The Authoritative Guide to 409A Valuations

Whatis a 409A? 

A 409A valuation is a formal report that tells you the value of your company’s common stock. When you give stock options to your employees, you are giving them the option to buy equity in your company in the future at a price (the “strike price”) that is determined today.

The number one purpose of a 409A is to set your option strike price, for option grants and warrants. This has a major impact on your new hires because this is the price they will pay to buy their options, and the difference from the Fair Market Value (FMV) determined in the 409A when an employee joined and the company’s current FMV is how much an employee will pay in taxes when they exercise.

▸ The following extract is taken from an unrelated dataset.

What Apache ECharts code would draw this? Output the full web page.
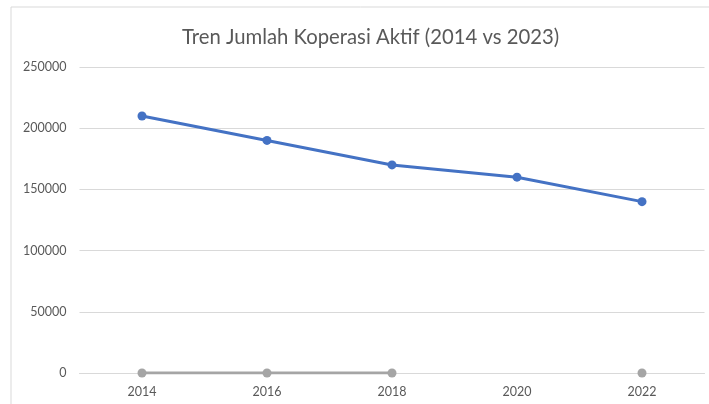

When you issue options to employees, the strike price (the price that you pay to exercise an option) must not be below the current value of common stock. If you offer options at a strike price that is below the current value of the common stock, you and your employees could incur severe tax penalties.

409A valuations are a thorn in every founder’s side. They are expensive (although getting cheaper) and since they attempt to value a pre-revenue company in a disruptive market —they often feel like black magic. That said, 409As are a legal requirement by the IRS

When to get a 409A:

There are a few simple rules for getting a 409A valuation:

  1. You should get your first 409A when you make your first employee hire so that their options are priced.

  2. You should get a new 409A every year after your first 409A to maintain safe harbor.

  3. You should get a new 409A every time you complete a fundraise, which is a material change in your business.

  4. You should get a new 409A when your company goes through a material change. Note these types of changes outside of fundraises are uncommon but include mergers, acquisitions, or in some rare instances making a game-changing executive hire.

The cost of a 409A:

The cost of 409As is dropping rapidly. Back in 2005, when the IRS first passed its new ruling requiring private companies to get 409As, the average price was $25,000. This puts a significant burden on small startups. Now as valuation firms have gotten more efficient and as companies like eShares have leveraged technology in their valuation process, the price has dropped to only a few hundred of dollars for early-stage companies and a few thousand for later stage companies.


Final thoughts:

When your company gets a proper 409A from a third-party valuation service, you will receive safe harbor. Safe harbor means that your company has completed an acceptable valuation in the last year and is protected from having to prove to the IRS that your valuation is accurate. 99% of the time this valuation is done by a 3rd party because in some rare cases (if you’re an illiquid company, under 10 years old) you can gain safe harbor from having an internal employee with adequate accounting experience do the valuation (we rarely if ever see companies go down this road).

If your company doesn’t have safe harbor and the IRS deems the strike price on the option grants you have given out to be inappropriate, your employees will be taxed immediately on the options they have already received, plus a 20% penalty, plus other fines. Obviously, this is a liability you don’t want to have.